## Problem description
Retype every line from the top of the entries down to the one with "(8.3,442) -- (8.3,20);", both included, and skip the pictures.

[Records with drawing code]
----
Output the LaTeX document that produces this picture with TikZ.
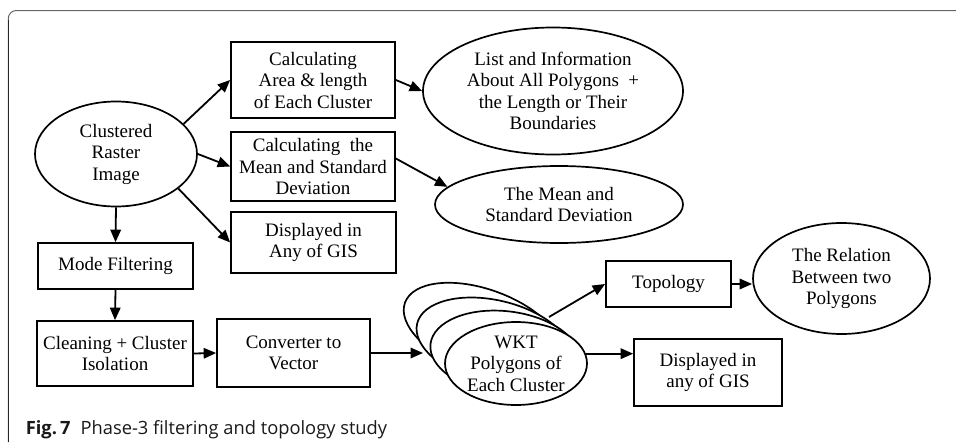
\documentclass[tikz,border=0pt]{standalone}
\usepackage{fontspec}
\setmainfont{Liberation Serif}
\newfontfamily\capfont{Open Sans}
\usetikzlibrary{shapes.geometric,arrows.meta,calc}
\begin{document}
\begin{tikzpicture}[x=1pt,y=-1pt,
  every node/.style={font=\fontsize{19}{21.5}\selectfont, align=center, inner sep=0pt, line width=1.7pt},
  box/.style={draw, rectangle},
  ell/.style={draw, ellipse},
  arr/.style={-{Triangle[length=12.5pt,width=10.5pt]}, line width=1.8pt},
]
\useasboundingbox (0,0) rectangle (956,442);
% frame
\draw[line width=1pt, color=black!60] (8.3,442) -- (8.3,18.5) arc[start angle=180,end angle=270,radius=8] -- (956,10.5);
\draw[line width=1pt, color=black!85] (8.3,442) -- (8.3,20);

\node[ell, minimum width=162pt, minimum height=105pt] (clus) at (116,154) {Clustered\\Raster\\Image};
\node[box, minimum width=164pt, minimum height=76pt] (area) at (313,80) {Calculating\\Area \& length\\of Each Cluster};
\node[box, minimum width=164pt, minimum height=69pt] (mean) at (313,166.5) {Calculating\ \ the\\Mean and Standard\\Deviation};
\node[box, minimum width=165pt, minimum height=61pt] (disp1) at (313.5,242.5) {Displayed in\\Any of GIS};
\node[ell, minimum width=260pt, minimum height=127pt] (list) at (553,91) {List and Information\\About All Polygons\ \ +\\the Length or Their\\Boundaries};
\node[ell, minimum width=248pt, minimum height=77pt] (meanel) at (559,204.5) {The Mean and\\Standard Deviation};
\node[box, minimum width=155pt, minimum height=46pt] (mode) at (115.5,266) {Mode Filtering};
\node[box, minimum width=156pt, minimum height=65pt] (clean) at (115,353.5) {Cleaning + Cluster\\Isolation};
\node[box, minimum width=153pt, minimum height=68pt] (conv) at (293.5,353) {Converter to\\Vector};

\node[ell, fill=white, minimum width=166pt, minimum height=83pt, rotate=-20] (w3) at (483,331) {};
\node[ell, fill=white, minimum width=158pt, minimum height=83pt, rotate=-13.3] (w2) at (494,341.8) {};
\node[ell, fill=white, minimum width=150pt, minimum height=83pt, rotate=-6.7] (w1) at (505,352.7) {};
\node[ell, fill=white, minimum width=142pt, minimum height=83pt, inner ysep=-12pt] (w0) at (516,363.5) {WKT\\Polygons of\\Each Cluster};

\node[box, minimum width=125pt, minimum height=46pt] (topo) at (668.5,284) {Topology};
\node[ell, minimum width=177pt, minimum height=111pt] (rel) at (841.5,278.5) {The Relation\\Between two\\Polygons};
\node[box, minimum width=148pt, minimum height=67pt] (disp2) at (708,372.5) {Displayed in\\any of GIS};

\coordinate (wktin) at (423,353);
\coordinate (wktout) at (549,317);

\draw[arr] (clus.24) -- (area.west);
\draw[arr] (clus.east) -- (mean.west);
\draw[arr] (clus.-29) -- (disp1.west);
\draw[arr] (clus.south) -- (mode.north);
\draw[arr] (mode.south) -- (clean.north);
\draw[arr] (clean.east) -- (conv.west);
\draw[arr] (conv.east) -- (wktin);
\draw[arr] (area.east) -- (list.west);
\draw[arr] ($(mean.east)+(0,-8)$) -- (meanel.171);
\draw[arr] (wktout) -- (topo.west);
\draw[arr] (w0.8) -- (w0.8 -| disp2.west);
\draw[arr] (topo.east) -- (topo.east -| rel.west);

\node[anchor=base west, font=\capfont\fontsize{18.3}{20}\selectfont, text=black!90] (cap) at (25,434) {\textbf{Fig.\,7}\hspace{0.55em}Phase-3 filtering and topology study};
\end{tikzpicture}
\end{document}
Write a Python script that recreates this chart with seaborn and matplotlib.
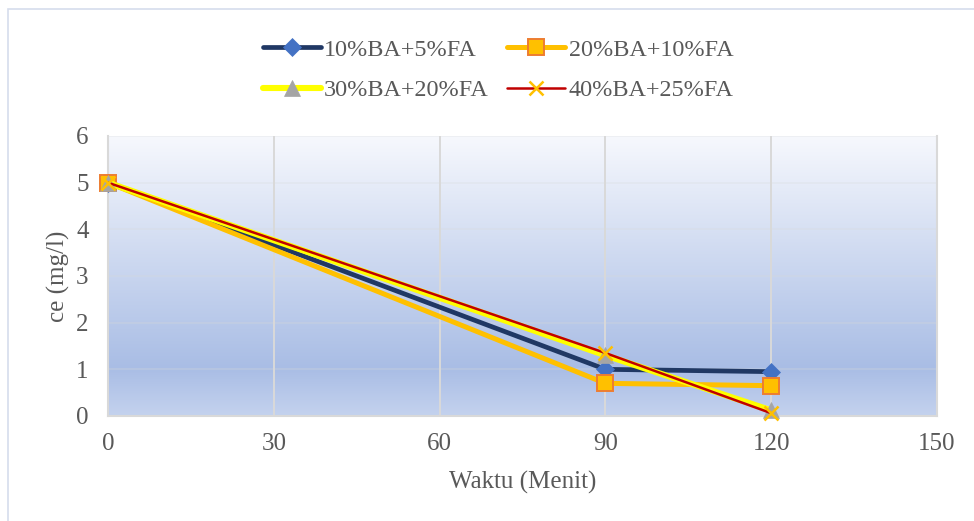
----
## Result of this task
Output the LaTeX document that produces this picture with TikZ.
\documentclass[tikz,border=0pt]{standalone}
\usepackage{fontspec}
\setmainfont{Liberation Serif}
\newfontfamily\capfont{Open Sans}
\usetikzlibrary{shapes.geometric,arrows.meta,calc}
\begin{document}
\begin{tikzpicture}[x=1pt,y=-1pt,
  every node/.style={font=\fontsize{19}{21.5}\selectfont, align=center, inner sep=0pt, line width=1.7pt},
  box/.style={draw, rectangle},
  ell/.style={draw, ellipse},
  arr/.style={-{Triangle[length=12.5pt,width=10.5pt]}, line width=1.8pt},
]
\useasboundingbox (0,0) rectangle (956,442);
% frame
\draw[line width=1pt, color=black!60] (8.3,442) -- (8.3,18.5) arc[start angle=180,end angle=270,radius=8] -- (956,10.5);
\draw[line width=1pt, color=black!85] (8.3,442) -- (8.3,20);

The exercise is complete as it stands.